# Questions on Mosek Fusion Power Cone example

Just trying to understand the example given in Mosek Fusion handbook as shown

I'm not exactly sure how to convert 7.3 to 7.4 in terms of objective function. I understand the power cone $$P_{3}^{0.2, 0.8}$$ constraint gives $$x_0^{0.2}x_1^{0.8} \ge |x_3|$$ => $$x^{0.2}y^{0.8} \ge |x_{3}|$$ Similarly, $$P_{3}^{0.4, 0.6}$$ constraint gives $$x_2^{0.4}x_5^{0.6} \ge |x_4|$$ => $$z^{0.4} \ge |x_{4}|$$.

However, I failed to see how to convert the new objective in 7.4 back to the objective in 7.3. I.e. $$\max x_3 + x4 - x_0$$ =>?? $$\max |x_3| + |x_4| - x_0$$ >=?? $$\max x^{0.2}y^{0.8} + z^{0.4} - x$$

Can someone explain?

Also, in the codes, it has:

Why is one Var.vstack and the other is Expr.vstack?

Thanks!

## 1 Answer

Maximizing $$f(x)$$ is equivalent to

$$\begin{array}{ll} \mathrm{maximize} & t \\ \mathrm{subject\ to} & f(x)\geq t \end{array}$$

where $$t$$ is a new variable that does not appear anywhere else, since it pays off to push $$t$$ as high as possible i.e to reach equality in the constraint. That is what happens with the extra variables in that model.

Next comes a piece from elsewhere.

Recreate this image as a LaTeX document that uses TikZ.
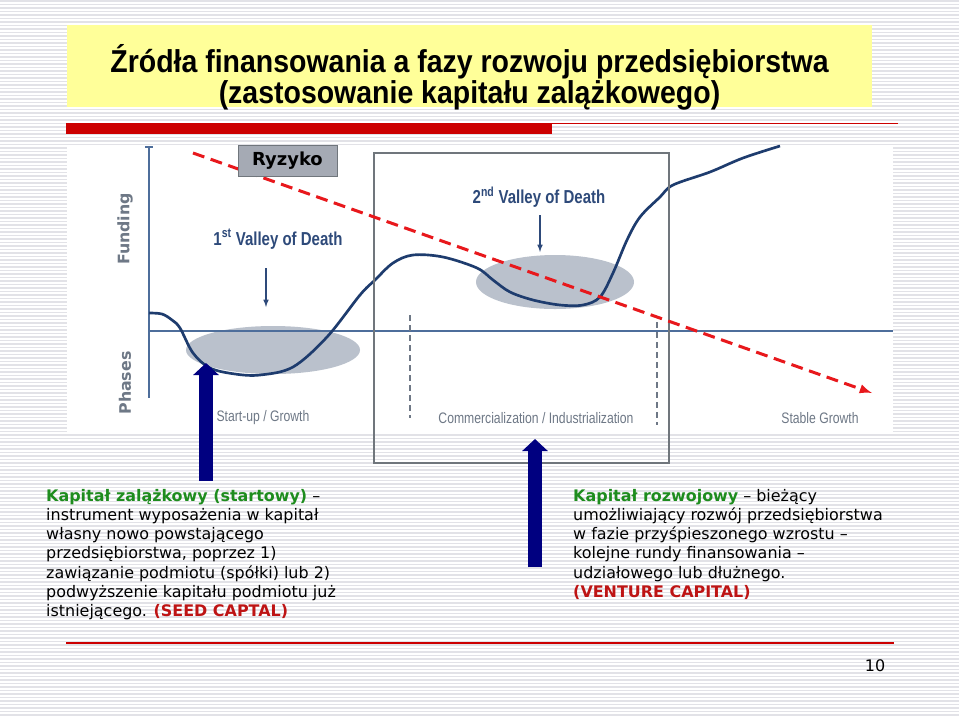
\documentclass[tikz,border=0pt]{standalone}
\usepackage{fontspec}
\setmainfont{DejaVu Sans}
\newfontfamily\narrowfont{Liberation Sans}[FakeStretch=0.8]
\newfontfamily\titlefont{Liberation Sans}[FakeStretch=0.9]
\usepackage{xcolor}
\usepackage{tikz}
\usetikzlibrary{shapes.geometric, arrows, arrows.meta, positioning}
\definecolor{titleyellow}{RGB}{255,255,153}
\definecolor{barred}{RGB}{204,0,0}
\definecolor{stripegray}{RGB}{226,226,231}
\definecolor{axisblue}{RGB}{78,110,155}
\definecolor{curveblue}{RGB}{30,60,110}
\definecolor{valleyblue}{RGB}{46,74,122}
\definecolor{phasegray}{RGB}{110,120,134}
\definecolor{blobgray}{RGB}{186,193,204}
\definecolor{framegray}{RGB}{112,118,124}
\definecolor{riskred}{RGB}{232,24,28}
\definecolor{riskbox}{RGB}{165,170,180}
\definecolor{navyblue}{RGB}{0,0,128}
\definecolor{headgreen}{RGB}{30,140,30}
\definecolor{capred}{RGB}{190,20,20}

\begin{document}
\begin{tikzpicture}[
  x=0.03cm, y=-0.03cm,
  stripe/.style={stripegray, line width=0.045cm},
  titlebox/.style={rectangle, fill=titleyellow, minimum width=24.15cm, minimum height=2.46cm},
  titletext/.style={align=center, font=\titlefont\bfseries\fontsize{27}{26.4}\selectfont},
  axis/.style={axisblue, line width=0.06cm},
  curve/.style={curveblue, line width=0.08cm},
  blob/.style={ellipse, fill=blobgray, inner sep=0pt},
  valley/.style={text=valleyblue, font=\narrowfont\bfseries\fontsize{16}{18}\selectfont},
  phase/.style={text=phasegray, font=\narrowfont\fontsize{13}{15}\selectfont},
  axislabel/.style={text=phasegray, rotate=90, font=\bfseries\fontsize{13.5}{15}\selectfont},
  pointer/.style={-latex, valleyblue, line width=0.04cm},
  separator/.style={phasegray, line width=0.04cm, dash pattern=on 0.18cm off 0.12cm},
  framebox/.style={rectangle, draw=framegray, line width=0.075cm, minimum width=8.85cm, minimum height=9.3cm},
  riskline/.style={-latex, riskred, line width=0.09cm, dash pattern=on 0.36cm off 0.2cm},
  riskbox/.style={rectangle, fill=riskbox, draw=framegray, line width=0.03cm, minimum width=2.97cm, minimum height=0.93cm, font=\bfseries\fontsize{15.3}{17}\selectfont},
  bigarrow/.style={navyblue, line width=0.42cm, -{Triangle[length=0.36cm, width=0.75cm]}},
  body/.style={anchor=north west, align=left, inner sep=0pt, font=\fontsize{13.6}{16.4}\selectfont}
]
  \useasboundingbox (0,0) rectangle (959,717);

  % Background
  \foreach \yy in {1,4.5,...,717}
    \draw[stripe] (0,\yy) -- (959,\yy);
  \fill[white] (67,145) rectangle (893,432);

  % Title
  \node[titlebox] (head) at (469.5,66) {};
  \node[titletext] (title) at (469.5,77.5) {Źródła finansowania a fazy rozwoju przedsiębiorstwa\\(zastosowanie kapitału zalążkowego)};
  \fill[barred] (66,123) rectangle (552,134);
  \draw[barred, line width=0.05cm] (552,123.5) -- (898,123.5);

  % Chart
  \node[blob, minimum width=5.22cm, minimum height=1.44cm] (valley1) at (273,350) {};
  \node[blob, minimum width=4.74cm, minimum height=1.62cm] (valley2) at (555,282) {};
  \draw[axis] (145,147) -- (153,147);
  \draw[axis] (149,147) -- (149,398);
  \draw[axis] (149,331) -- (893,331);
  \draw[curve] plot[smooth, tension=0.55] coordinates {
    (149,313) (162,314) (172,320) (180,328) (193,353) (210,368) (235,374) (260,375)
    (293,367) (327,337) (360,295) (375,280) (393,263) (413,255) (443,257)
    (477,268) (493,280) (510,292) (533,300) (560,305) (583,305) (600,297)
    (613,273) (627,240) (640,217) (660,197) (673,185) (710,172) (743,158) (780,146)};
  \draw[separator] (410,315) -- (410,418);
  \draw[separator] (657,322) -- (657,425);
  \node[framebox] (commbox) at (521.5,308) {};

  \node[axislabel] (funding) at (125,229) {Funding};
  \node[axislabel] (phases) at (125,383) {Phases};
  \node[valley] (v1label) at (278,239) {1\textsuperscript{st} Valley of Death};
  \node[valley] (v2label) at (539,197) {2\textsuperscript{nd} Valley of Death};
  \coordinate (v1top) at (266,268);
  \coordinate (v1tip) at (266,307);
  \coordinate (v2top) at (540,215);
  \coordinate (v2tip) at (540,252);
  \draw[pointer] (v1top) -- (v1tip);
  \draw[pointer] (v2top) -- (v2tip);
  \node[phase] (startup) at (263,418) {Start-up / Growth};
  \node[phase] (commerc) at (536,418) {Commercialization / Industrialization};
  \node[phase] (stable) at (820,418) {Stable Growth};

  % Risk
  \coordinate (riskstart) at (193,153);
  \coordinate (riskend) at (872,393);
  \draw[riskline] (riskstart) -- (riskend);
  \node[riskbox] (risk) at (287.5,160.5) {Ryzyko};

  % Arrows to the texts
  \coordinate (seedfoot) at (206,481);
  \coordinate (seedtip) at (206,363);
  \coordinate (ventfoot) at (535,567);
  \coordinate (venttip) at (535,439);
  \draw[bigarrow] (seedfoot) -- (seedtip);
  \draw[bigarrow] (ventfoot) -- (venttip);

  % Texts
  \node[body] (seed) at (46,489) {\textcolor{headgreen}{\bfseries Kapitał zalążkowy (startowy)} --\\
    instrument wyposażenia w kapitał\\
    własny nowo powstającego\\
    przedsiębiorstwa, poprzez 1)\\
    zawiązanie podmiotu (spółki) lub 2)\\
    podwyższenie kapitału podmiotu już\\
    istniejącego. \textcolor{capred}{\bfseries (SEED CAPTAL)}};
  \node[body] (venture) at (573,489) {\textcolor{headgreen}{\bfseries Kapitał rozwojowy} -- bieżący\\
    umożliwiający rozwój przedsiębiorstwa\\
    w fazie przyśpieszonego wzrostu --\\
    kolejne rundy finansowania --\\
    udziałowego lub dłużnego.\\
    \textcolor{capred}{\bfseries (VENTURE CAPITAL)}};

  % Footer
  \draw[barred, line width=0.08cm] (66,643) -- (894,643);
  \node[font=\fontsize{13.6}{15}\selectfont] (pagenum) at (875,666) {10};
\end{tikzpicture}
\end{document}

Var is used for a bit of efficiency because all argmuents are variables. You could use Expr throughout.

• Hi, thank you so much for your explanation!
– inf
Sep 3 '21 at 2:46
• Hope you don't mind a follow-up question. In the equivalent formulation, it has $f(x) \ge t$. In the example given by Mosek, it has $x^{0.2}y^{0.8} \ge |x_{3}|$. Notice the absolute value here. Is it true that we can remove the absolute value on $x_3$ because $x,y \ge 0$? Thanks again!
– inf
Sep 3 '21 at 2:53